World Trade Organization concern for UK trade

It could take the UK “many years” to establish fresh trade deals with fellow members of the World Trade Organization (WTO) once it has left the EU, the chief economist of the Geneva-based body said.

Now inside the WTO as one of the EU’s 28 nations, leaving the bloc will require the UK to submit its own schedule of tariffs for the approval of trade partners, all of whom must agree to them. 

At that point, any of the other WTO members can flag issues, forcing the UK into a series of talks that could take years to resolve, said Robert Koopman.

“My sense is they are there to negotiate and are likely to find some things to negotiate,” Mr Koopman told a conference in London yesterday. 

“It could take a long time.”

The economist noted that it takes about five or six years to strike trade deals. In the meantime, the UK would be exposed to an average WTO levy of 5.3% and more than double that amount for some items including cars, clothes, and spirits.

“Every WTO member is going to be able to look and say it does affect me,” said Mr Koopman. 

“Members are looking out for their interests.”

The UK is planning to use its international aid budget to curry favour among developing countries it hopes will assist them in any trade talks, Bloomberg reported last week. 

British trade secretary Liam Fox said last month he would not let slow progress in talks at the WTO hold back his global trade agenda.

Former deputy prime minister Nick Clegg yesterday said the risk of higher tariffs was a reason to stay inside the single market despite signals from the government it is willing to go it alone.
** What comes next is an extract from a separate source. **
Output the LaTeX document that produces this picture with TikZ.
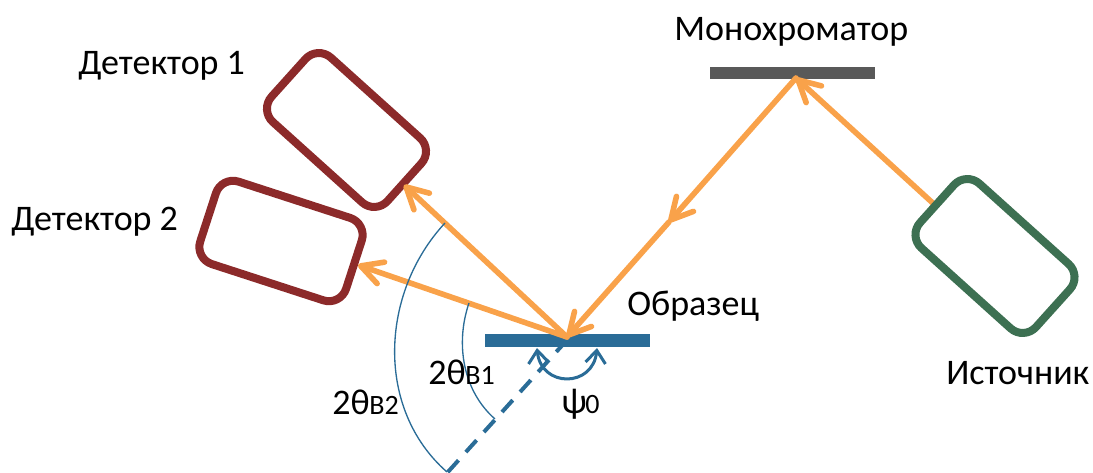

The UK dropped out of businesses’ top five locations for investments for the first time in seven years as fears about the country’s plans to exit the EU added complexity to international deals, consultants Ernst & Young said in a survey of executives.

British businesses rank behind investments in the US, China, Germany, Canada, and France, which make up the top destinations for deals activity, EY said in its Global Capital Confidence Barometer report yesterday, which is based on a survey of more than 1,700 executives in 45 countries in August and September.

Business leaders are concerned about geopolitical issues, such as the rise of nationalist governments worldwide and currency fluctuations, that make cross-border mergers and acquisitions more difficult, EY said.